Gradovskii reproaches westernism for its apotheosis of the state machine. The accusation applies mainly to the conservative westernisers, and in especial to the jurists.

The two parties differed in their valuation and explanation of the mir. The westernisers, led by Čičerin, inclined to regard the mir as an institution of comparatively late development, predominantly administrative in function, fiscal in its aims. But some of the westernisers, the more radical among them, while accepting the slavophil theory of origins, gave the mir and the artel a socialistic significance. The mir, they held, preserved Russia from the growth of a proletariat, and represented the communism desiderated by the socialists.[1]

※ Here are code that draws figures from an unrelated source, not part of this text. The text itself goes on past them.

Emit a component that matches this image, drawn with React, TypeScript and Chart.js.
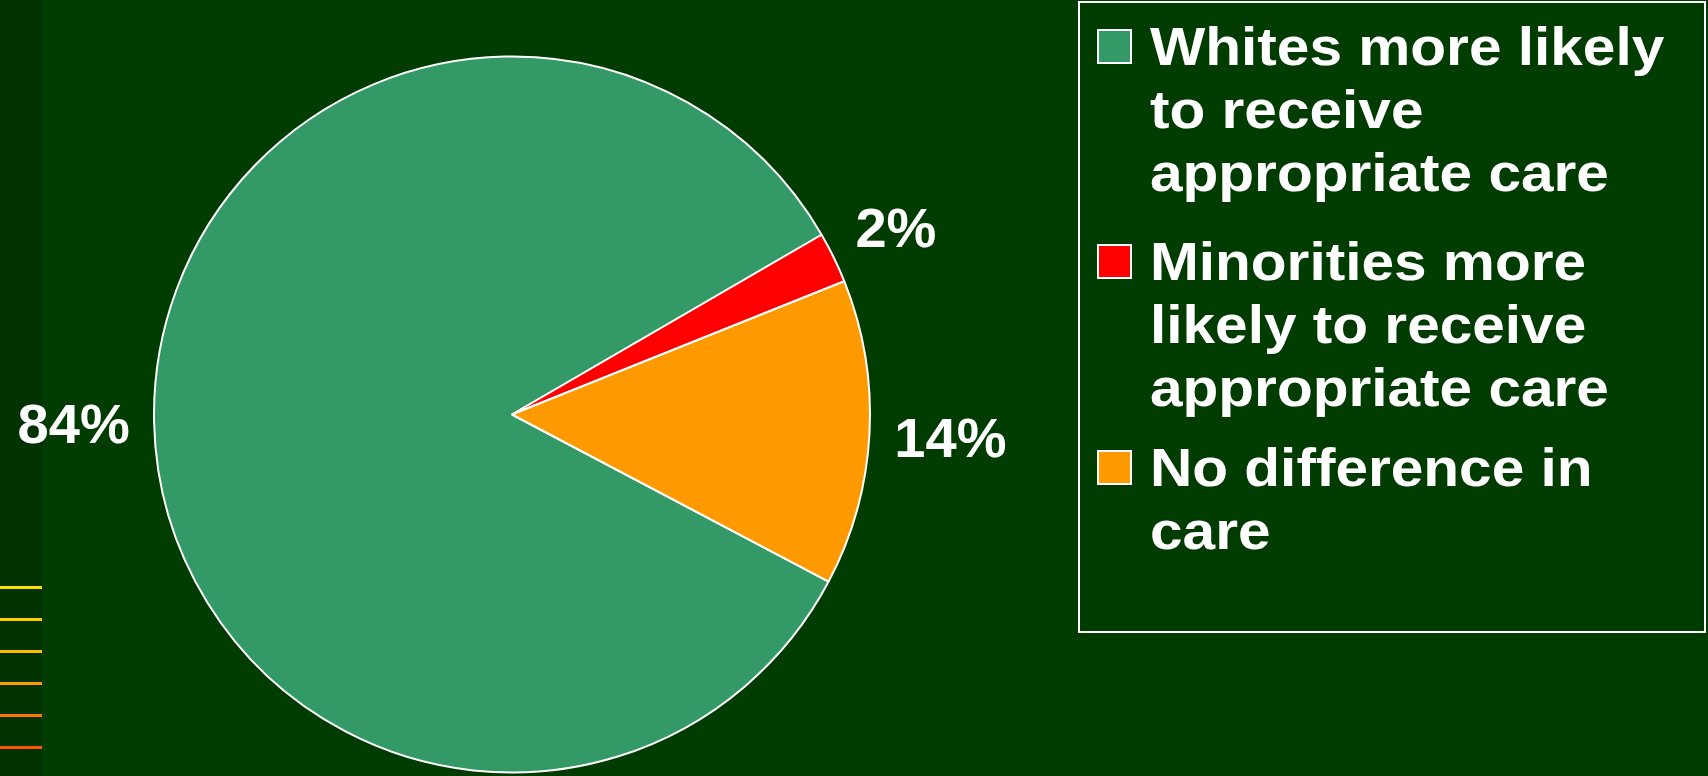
import React, { useEffect, useRef } from "react";
import { Chart, registerables } from "chart.js";

Chart.register(...registerables);

// ---- data ----
const legendLines: string[][] = [
  ["Whites more likely", "to receive", "appropriate care"],
  ["Minorities more", "likely to receive", "appropriate care"],
  ["No difference in", "care"],
];
const categories: string[] = legendLines.map((l) => l.join(" "));
const values: number[] = [83.9, 2.3, 13.8];
const sliceColors: string[] = ["#339966", "#ff0000", "#ff9900"];
const stripeColors: string[] = ["#ffdd00", "#ffcc00", "#ffbb00", "#ff9900", "#ff7700", "#ff5500"];

const BG = "#003b00";
const FONT = "'Liberation Sans', Arial, Helvetica, sans-serif";

const labelPlugin = {
  id: "pctLabels",
  afterDatasetsDraw(chart: any) {
    const ctx = chart.ctx;
    const meta = chart.getDatasetMeta(0);
    const data = chart.data.datasets[0].data as number[];
    ctx.save();
    ctx.fillStyle = "#ffffff";
    ctx.font = `bold 56px ${FONT}`;
    ctx.textAlign = "center";
    ctx.textBaseline = "alphabetic";
    const capH = 40;
    meta.data.forEach((arc: any, i: number) => {
      const p = arc.getProps(["x", "y", "startAngle", "endAngle", "outerRadius"], true);
      const mid = (p.startAngle + p.endAngle) / 2;
      const text = `${Math.round(data[i])}%`;
      const w = ctx.measureText(text).width;
      const ext = Math.abs(Math.cos(mid)) * w / 2 + Math.abs(Math.sin(mid)) * capH / 2;
      const r = p.outerRadius + 1 + 23 + ext;
      const tx = p.x + Math.cos(mid) * r;
      const ty = p.y + Math.sin(mid) * r + capH / 2;
      ctx.fillText(text, tx, ty);
    });
    ctx.restore();
  },
};

export default function App() {
  const canvasRef = useRef<HTMLCanvasElement | null>(null);

  useEffect(() => {
    document.body.style.margin = "0";
    document.body.style.background = BG;
    const canvas = canvasRef.current;
    if (!canvas) return;
    const chart = new Chart(canvas, {
      type: "pie",
      data: {
        labels: categories,
        datasets: [
          {
            data: values,
            backgroundColor: sliceColors,
            borderColor: "#ffffff",
            borderWidth: 2,
          },
        ],
      },
      options: {
        responsive: false,
        animation: false,
        devicePixelRatio: 1,
        rotation: 117.82,
        radius: 358,
        layout: { padding: { left: 0, right: 684, top: 53, bottom: 0 } },
        plugins: {
          legend: { display: false },
          tooltip: { enabled: false },
        },
      } as any,
      plugins: [labelPlugin],
    });
    return () => chart.destroy();
  }, []);

  const itemTops = [12, 227, 433];

  return (
    <div
      style={{
        position: "fixed",
        left: 0,
        top: 0,
        width: 1708,
        height: 776,
        background: BG,
        overflow: "hidden",
        fontFamily: FONT,
      }}
    >
      <div style={{ position: "absolute", left: 0, top: 0, width: 42, height: 776, background: "#003300" }} />
      {stripeColors.map((c, i) => (
        <div
          key={i}
          style={{ position: "absolute", left: 0, top: 586 + i * 32, width: 42, height: 3, background: c }}
        />
      ))}
      <canvas ref={canvasRef} width={1708} height={776} style={{ position: "absolute", left: 0, top: 0, width: 1708, height: 776 }} />
      <div
        style={{
          position: "absolute",
          left: 1078,
          top: 1,
          width: 628,
          height: 632,
          border: "2px solid #ffffff",
          boxSizing: "border-box",
        }}
      >
        {legendLines.map((lines, i) => (
          <div
            key={i}
            style={{
              position: "absolute",
              left: 0,
              top: itemTops[i],
              display: "flex",
              alignItems: "flex-start",
            }}
          >
            <div
              style={{
                marginLeft: 17,
                marginTop: 14,
                width: 35,
                height: 35,
                boxSizing: "border-box",
                background: sliceColors[i],
                border: "2px solid #ffffff",
                flex: "none",
              }}
            />
            <div
              style={{
                marginLeft: 18,
                color: "#ffffff",
                fontWeight: "bold",
                fontSize: 53,
                lineHeight: "63px",
                whiteSpace: "nowrap",
                transform: "scaleX(1.105)",
                transformOrigin: "left top",
              }}
            >
              {lines.map((t, j) => (
                <div key={j}>{t}</div>
              ))}
            </div>
          </div>
        ))}
      </div>
    </div>
  );
}
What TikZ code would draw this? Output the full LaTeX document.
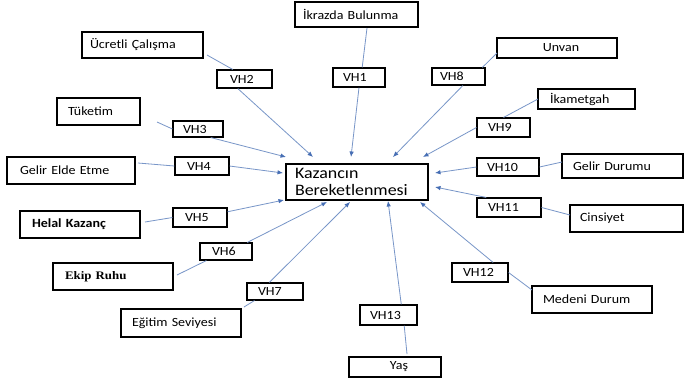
\documentclass[tikz,border=0pt]{standalone}
\usepackage{fontspec}
\setmainfont[FakeStretch=1.12]{Carlito}
\newfontfamily\serifb[FakeStretch=1.12]{Liberation Serif}
\usetikzlibrary{arrows.meta,calc}
\definecolor{linec}{RGB}{120,150,200}
\definecolor{tipc}{RGB}{70,110,180}
\begin{document}
\begin{tikzpicture}[x=1pt,y=-1pt,
  bx/.style={draw=black, line width=1.1pt, inner ysep=0pt, align=left,
     font=\fontsize{12.5}{14}\selectfont},
  conn/.style={draw=linec, line width=0.8pt},
  arr/.style={conn, -{Latex[length=5.5pt,width=4.5pt,color=tipc]}}]
\useasboundingbox[fill=white] (0,0) rectangle (684,384);
% main
\node[bx, minimum height=36pt, inner xsep=9pt, text width=124pt,
  font=\fontsize{16}{17}\selectfont] (main) at (357,182) {Kazancın\\Bereketlenmesi};
% factors
\node[bx, minimum height=25pt, inner xsep=8pt, text width=107pt] (ikr) at (356.5,14.5) {İkrazda Bulunma};
\node[bx, minimum height=26pt, inner xsep=8pt, text width=105pt] (ucr) at (142.5,45) {Ücretli Çalışma};
\node[bx, minimum height=27pt, inner xsep=11pt, text width=61pt] (tuk) at (98.5,111.5) {Tüketim};
\node[bx, minimum height=27pt, inner xsep=13pt, text width=102pt] (gee) at (71,170.5) {Gelir Elde Etme};
\node[bx, minimum height=27pt, inner xsep=12pt, text width=96pt] (hel) at (80,224.5) {\bfseries Helal Kazanç};
\node[bx, minimum height=27pt, inner xsep=12pt, text width=96pt] (eki) at (113,276.5) {\serifb\bfseries\fontsize{11.5}{13}\selectfont Ekip Ruhu};
\node[bx, minimum height=28pt, inner xsep=11pt, text width=98pt] (egi) at (181,323) {Eğitim Seviyesi};
\node[bx, minimum height=20pt, inner xsep=4pt, text width=84pt, align=center] (yas) at (395,367) {\hspace*{8pt}Yaş};
\node[bx, minimum height=27pt, inner xsep=11pt, text width=98pt] (med) at (592,299.5) {Medeni Durum};
\node[bx, minimum height=27pt, inner xsep=10pt, text width=93pt] (cin) at (626.5,218.5) {Cinsiyet};
\node[bx, minimum height=24pt, inner xsep=11pt, text width=99pt] (gdu) at (622.5,166) {Gelir Durumu};
\node[bx, minimum height=20pt, inner xsep=12pt, text width=73pt] (ika) at (586.5,99) {İkametgah};
\node[bx, minimum height=20pt, inner xsep=4pt, text width=112pt, align=center] (unv) at (557,48) {\hspace*{8pt}Unvan};
% VH boxes
\node[bx, minimum height=19pt, inner xsep=10pt, text width=32pt] (vh1) at (359,77.5) {VH1};
\node[bx, minimum height=18pt, inner xsep=13pt, text width=29pt] (vh2) at (244.5,79) {VH2};
\node[bx, minimum height=16pt, inner xsep=10pt, text width=30pt] (vh3) at (198,129) {VH3};
\node[bx, minimum height=18pt, inner xsep=12pt, text width=30pt] (vh4) at (202,166) {VH4};
\node[bx, minimum height=19pt, inner xsep=12pt, text width=30pt] (vh5) at (200,217.5) {VH5};
\node[bx, minimum height=17pt, inner xsep=12pt, text width=28pt] (vh6) at (226,251.5) {VH6};
\node[bx, minimum height=17pt, inner xsep=11pt, text width=34pt] (vh7) at (275,291.5) {VH7};
\node[bx, minimum height=17pt, inner xsep=8pt, text width=37pt] (vh8) at (458.5,76.5) {VH8};
\node[bx, minimum height=19pt, inner xsep=11pt, text width=31pt] (vh9) at (503.5,127.5) {VH9};
\node[bx, minimum height=18pt, inner xsep=10pt, text width=42pt] (vh10) at (508,167) {VH10};
\node[bx, minimum height=19pt, inner xsep=11pt, text width=42pt] (vh11) at (509,207.5) {VH11};
\node[bx, minimum height=19pt, inner xsep=11pt, text width=34pt] (vh12) at (480,272.5) {VH12};
\node[bx, minimum height=20pt, inner xsep=10pt, text width=37pt] (vh13) at (388.5,315) {VH13};
% free ends near factor boxes
\coordinate (a1) at (367,28);
\coordinate (a2) at (207,55);
\coordinate (a3) at (157,122);
\coordinate (a4) at (138,163);
\coordinate (a5) at (145,222);
\coordinate (a6) at (177,275);
\coordinate (a7) at (244,307);
\coordinate (a8) at (497,53);
\coordinate (a9) at (538,99);
\coordinate (a10) at (562,162);
\coordinate (a11) at (570,215);
\coordinate (a12) at (532,290);
\coordinate (a13) at (407,354);
% arrow tips near main box
\coordinate (t1) at (351,157);
\coordinate (t2) at (313,157);
\coordinate (t3) at (286,157);
\coordinate (t4) at (283,173);
\coordinate (t5) at (284,200);
\coordinate (t6) at (327,202);
\coordinate (t7) at (350,202);
\coordinate (t8) at (393,157);
\coordinate (t9) at (423,157);
\coordinate (t10) at (435,173);
\coordinate (t11) at (435,187);
\coordinate (t12) at (420,202);
\coordinate (t13) at (388,201);
% factor -> VH
\draw[conn] (a1) -- ($(vh1.north west)!0.56!(vh1.north east)$);
\draw[conn] (a2) -- ($(vh2.north west)!0.29!(vh2.north east)$);
\draw[conn] (a3) -- (vh3.west);
\draw[conn] (a4) -- (vh4.west);
\draw[conn] (a5) -- (vh5.west);
\draw[conn] (a6) -- ($(vh6.south west)!0.13!(vh6.south east)$);
\draw[conn] (a7) -- ($(vh7.south west)!0.14!(vh7.south east)$);
\draw[conn] (a8) -- ($(vh8.north west)!0.94!(vh8.north east)$);
\draw[conn] (a9) -- (vh9.north);
\draw[conn] (a10) -- (vh10.east);
\draw[conn] (a11) -- (vh11.east);
\draw[conn] (a12) -- (vh12.east);
\draw[conn] (a13) -- ($(vh13.south west)!0.77!(vh13.south east)$);
% VH -> main
\draw[arr] (vh1.south) -- (t1);
\draw[arr] ($(vh2.south west)!0.38!(vh2.south east)$) -- (t2);
\draw[arr] ($(vh3.south west)!0.75!(vh3.south east)$) -- (t3);
\draw[arr] (vh4.east) -- (t4);
\draw[arr] (vh5) -- (t5);
\draw[arr] ($(vh6.north west)!0.9!(vh6.north east)$) -- (t6);
\draw[arr] ($(vh7.north west)!0.4!(vh7.north east)$) -- (t7);
\draw[arr] ($(vh8.south west)!0.58!(vh8.south east)$) -- (t8);
\draw[arr] (vh9.west) -- (t9);
\draw[arr] (vh10.west) -- (t10);
\draw[arr] ($(vh11.north west)!0.15!(vh11.north east)$) -- (t11);
\draw[arr] ($(vh12.north west)!0.73!(vh12.north east)$) -- (t12);
\draw[arr] ($(vh13.north west)!0.72!(vh13.north east)$) -- (t13);
\end{tikzpicture}
\end{document}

As regards the liberation of the peasantry, the outlook of the westernisers was more energetic because more distinctively political. Stankevič, indeed, held that serfdom ought first to be abolished, and a constitution subsequently

  1. In the grey primeval age, says Čičerin, the mir may indeed have been patriarchal, but during historic times it was produced by political organisation from above. The commune was a fiscal organ of the state, each commune, as a whole, guaranteeing the payment of a definite sum in taxes. The state of Kiev originated in the conquests of the Variag Norsemen, the soil becoming, as in the west, the Conqueror's private property. Čičerin's article, Survey of the Historical Development of the Peasant Community in Russia, was published in 1856. As early as 1851, Běljaev, writing in opposition to Čičerin, had endeavoured to adduce historical justification for the slavophil view. Solov'ev the historian, writing in 1856, endeavoured to mediate, and so did Kavelin the jurist, and many others. Čičerin, like the slavophils, agreed with Haxthausen, who held that the mir was a patriarchal expansion of the family. The institution had disappeared before the Muscovite epoch, but had been revived in the eighteenth century under the impulsion of the Petrine poll tax. Haxthausen extolled the mir as a means for preserving Russia from proletarianism.